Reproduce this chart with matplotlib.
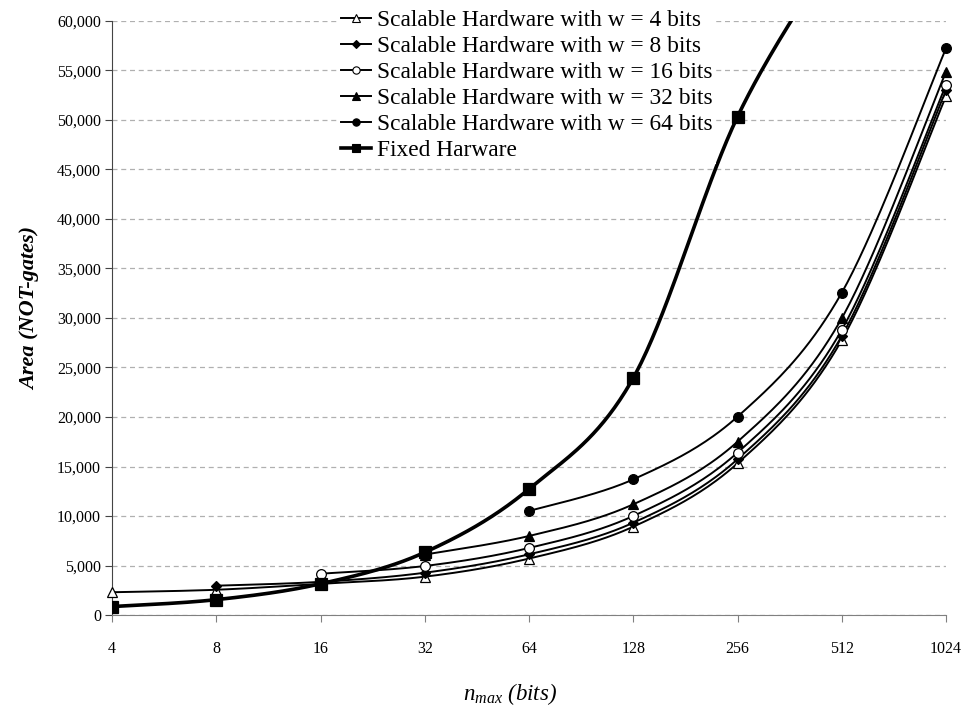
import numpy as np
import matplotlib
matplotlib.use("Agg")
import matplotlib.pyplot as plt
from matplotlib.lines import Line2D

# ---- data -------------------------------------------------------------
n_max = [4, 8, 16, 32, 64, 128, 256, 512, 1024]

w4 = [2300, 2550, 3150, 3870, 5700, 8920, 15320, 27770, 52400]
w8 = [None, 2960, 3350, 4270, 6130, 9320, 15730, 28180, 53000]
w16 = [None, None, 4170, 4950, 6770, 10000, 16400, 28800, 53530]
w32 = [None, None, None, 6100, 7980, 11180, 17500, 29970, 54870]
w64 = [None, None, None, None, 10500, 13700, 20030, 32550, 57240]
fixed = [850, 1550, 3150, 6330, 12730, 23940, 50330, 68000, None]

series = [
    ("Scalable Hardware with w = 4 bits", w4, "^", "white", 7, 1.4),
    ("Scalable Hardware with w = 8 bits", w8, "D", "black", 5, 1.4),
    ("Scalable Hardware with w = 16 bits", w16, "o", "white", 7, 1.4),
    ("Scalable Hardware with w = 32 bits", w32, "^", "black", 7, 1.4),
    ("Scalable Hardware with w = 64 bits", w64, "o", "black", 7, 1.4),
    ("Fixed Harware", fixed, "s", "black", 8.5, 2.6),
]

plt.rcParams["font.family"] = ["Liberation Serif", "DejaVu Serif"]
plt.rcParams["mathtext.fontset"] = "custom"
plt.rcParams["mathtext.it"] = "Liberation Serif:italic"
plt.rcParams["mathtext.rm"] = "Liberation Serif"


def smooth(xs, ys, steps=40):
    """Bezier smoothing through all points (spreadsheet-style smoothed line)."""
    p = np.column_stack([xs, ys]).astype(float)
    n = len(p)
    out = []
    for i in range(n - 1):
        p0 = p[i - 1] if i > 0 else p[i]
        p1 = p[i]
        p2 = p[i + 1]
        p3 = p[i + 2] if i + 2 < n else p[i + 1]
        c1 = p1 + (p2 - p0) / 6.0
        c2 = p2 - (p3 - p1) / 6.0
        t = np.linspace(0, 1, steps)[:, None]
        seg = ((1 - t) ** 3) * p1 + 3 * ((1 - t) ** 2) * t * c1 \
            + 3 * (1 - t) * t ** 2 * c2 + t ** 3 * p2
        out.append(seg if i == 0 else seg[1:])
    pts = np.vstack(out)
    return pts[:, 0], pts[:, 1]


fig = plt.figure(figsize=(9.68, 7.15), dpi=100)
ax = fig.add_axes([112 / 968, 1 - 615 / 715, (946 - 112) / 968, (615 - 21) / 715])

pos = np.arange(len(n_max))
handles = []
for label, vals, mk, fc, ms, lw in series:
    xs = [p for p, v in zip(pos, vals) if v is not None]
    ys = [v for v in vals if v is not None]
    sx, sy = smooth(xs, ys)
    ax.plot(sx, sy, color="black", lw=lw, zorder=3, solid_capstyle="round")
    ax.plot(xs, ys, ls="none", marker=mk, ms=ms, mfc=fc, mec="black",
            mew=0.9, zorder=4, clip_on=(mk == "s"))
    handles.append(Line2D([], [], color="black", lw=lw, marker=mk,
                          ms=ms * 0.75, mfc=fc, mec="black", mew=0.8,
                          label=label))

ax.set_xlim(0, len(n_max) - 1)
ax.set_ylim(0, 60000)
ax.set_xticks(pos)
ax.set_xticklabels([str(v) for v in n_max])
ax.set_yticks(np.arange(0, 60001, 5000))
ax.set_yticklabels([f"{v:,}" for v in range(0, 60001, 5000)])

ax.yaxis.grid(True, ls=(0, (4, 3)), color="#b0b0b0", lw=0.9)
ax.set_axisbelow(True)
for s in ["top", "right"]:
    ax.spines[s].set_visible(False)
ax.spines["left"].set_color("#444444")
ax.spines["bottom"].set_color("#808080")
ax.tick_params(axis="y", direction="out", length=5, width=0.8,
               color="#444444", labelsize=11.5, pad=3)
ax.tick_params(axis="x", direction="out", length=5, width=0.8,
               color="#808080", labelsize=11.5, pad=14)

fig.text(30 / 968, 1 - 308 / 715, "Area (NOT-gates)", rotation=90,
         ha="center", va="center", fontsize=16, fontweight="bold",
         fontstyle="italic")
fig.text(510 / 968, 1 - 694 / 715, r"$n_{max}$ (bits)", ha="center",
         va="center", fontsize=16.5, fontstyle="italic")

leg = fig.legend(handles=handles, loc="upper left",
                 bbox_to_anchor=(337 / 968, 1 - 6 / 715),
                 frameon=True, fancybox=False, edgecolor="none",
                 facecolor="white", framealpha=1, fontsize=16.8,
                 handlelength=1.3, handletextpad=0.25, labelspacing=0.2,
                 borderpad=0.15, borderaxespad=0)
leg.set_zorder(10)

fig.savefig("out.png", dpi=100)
⁂
* **THE EXERCISE**:
Leave out the pictures. Transcribe only the lines above, from the first through the one that contains "n_max = [4, 8, 16, 32, 64, 128, 256, 512, 1024]".

* **SOLVED PROBLEM**:
Reproduce this chart with matplotlib.
import numpy as np
import matplotlib
matplotlib.use("Agg")
import matplotlib.pyplot as plt
from matplotlib.lines import Line2D

# ---- data -------------------------------------------------------------
n_max = [4, 8, 16, 32, 64, 128, 256, 512, 1024]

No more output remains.